Companies seeking overseas markets must integrate compliance strategy with expansion plans.

Reputation and Market Confidence

Financial compliance directly affects reputation. Customers, suppliers, and partners prefer stable and compliant entities.

Banks evaluate compliance history before extending credit. Clean records facilitate smoother banking relationships.

Reputation built on financial integrity attracts sustainable growth opportunities.

Trust remains a valuable commercial asset.

Building a Compliance Centric Culture

Financial compliance cannot rest solely with accountants. Leadership must promote ethical conduct and transparency.

Training programmes should familiarise employees with reporting obligations. Clear documentation standards must be established across departments.

Compliance culture reduces risk and supports investor relations.

Senior management involvement reinforces accountability.

The Strategic Value of Professional Guidance

Regulatory frameworks continue to evolve.
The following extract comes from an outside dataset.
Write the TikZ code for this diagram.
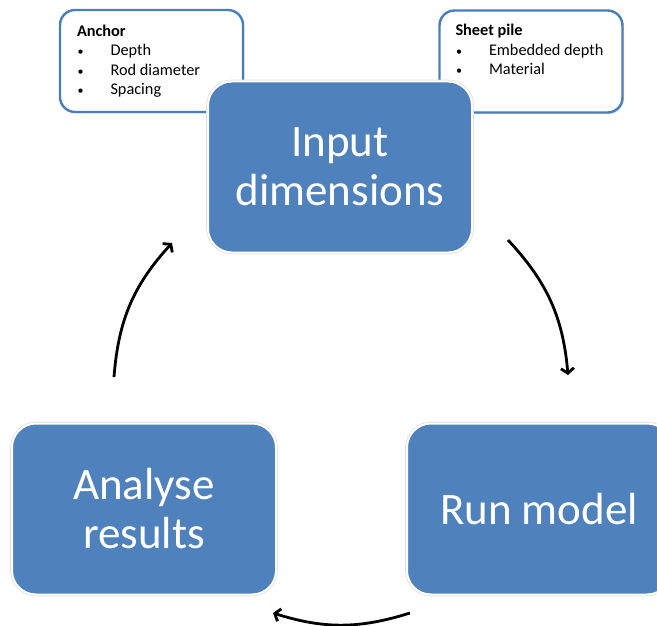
\documentclass[tikz,border=0pt]{standalone}
\usepackage{fontspec}
\setmainfont{Carlito}
\usetikzlibrary{positioning, arrows.meta, shadows}
\definecolor{boxblue}{HTML}{4F81BD}
\definecolor{rimblue}{HTML}{4A7EBB}
\newcommand\itemdot{\makebox[33.5pt][l]{\hspace{0.5pt}{\fontsize{12}{12}\selectfont\textbullet}}}

\begin{document}
\begin{tikzpicture}[x=1pt, y=1pt,
             stage/.style = {shape=rectangle, rounded corners=24pt, fill=boxblue, draw=white, line width=2pt,
                             preaction={draw=black!12, line width=3.6pt},
                             text=white, align=center, font=\fontsize{45}{49}\selectfont,
                             minimum width=264pt, minimum height=171pt},
             note/.style = {shape=rectangle, rounded corners=15pt, fill=white, draw=rimblue, line width=2.4pt,
                            drop shadow={shadow xshift=1.5pt, shadow yshift=-1.5pt, opacity=0.25},
                            minimum width=183pt, minimum height=102pt},
             notetext/.style = {inner sep=0pt, align=left, font=\fontsize{16.3}{19.5}\selectfont},
             cycle/.style = {-{Straight Barb[length=5pt, width=13pt]}, line width=2.8pt}]
\clip (0,0) rectangle (657,-626);

% parameter notes
\node [note] (anchorbox) at (151.5,-61) {};
\node [note] (pilebox) at (531,-61.5) {};
\node [notetext, below right=16pt and 18pt of anchorbox.north west] (anchortext)
  {\textbf{Anchor}\\\itemdot Depth\\\itemdot Rod diameter\\\itemdot Spacing};
\node [notetext, below right=15pt and 17pt of pilebox.north west] (piletext)
  {\textbf{Sheet pile}\\\itemdot Embedded depth\\\itemdot Material};

% stages of the cycle
\node [stage] (input) at (340,-167) {Input\\dimensions};
\node [stage] (run) at (539,-509) {Run model};
\node [stage] (analyse) at (144,-509) {Analyse\\results};

\coordinate (runin) at (568,-375);
\coordinate (inputout) at (508,-240);
\coordinate (runout) at (410,-613);
\coordinate (analysein) at (273,-613);
\coordinate (analyseout) at (114,-377);
\coordinate (inputin) at (172,-243);

\draw [cycle] (inputout) to[bend left=19] (runin);
\draw [cycle] (runout) to[bend left=17.5] (analysein);
\draw [cycle] (analyseout) to[bend left=19] (inputin);

\end{tikzpicture}
\end{document}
Seeking professional legal and financial advice ensures alignment with current obligations.

Periodic compliance reviews identify gaps before they escalate into disputes.

Structured advisory support transforms compliance from a burden into a strategic asset.

Businesses which prioritise legal and financial clarity position themselves for sustained growth.

Conclusion

Financial compliance has become central to business stability in India. Regulatory oversight is stronger. Digital monitoring is widespread. Investor scrutiny is rigorous.

Tax accuracy, anti money laundering obligations, financial reporting, and governance standards demand structured attention. Non compliance can result in penalties, litigation, and reputational damage.

Forward looking businesses recognise compliance as a pillar of credibility. They invest in systems, advisory support, and internal controls.

In the coming years, financial discipline will separate resilient enterprises from vulnerable ones. Companies which embrace compliance as strategy rather than obligation will lead the next phase of India’s economic growth.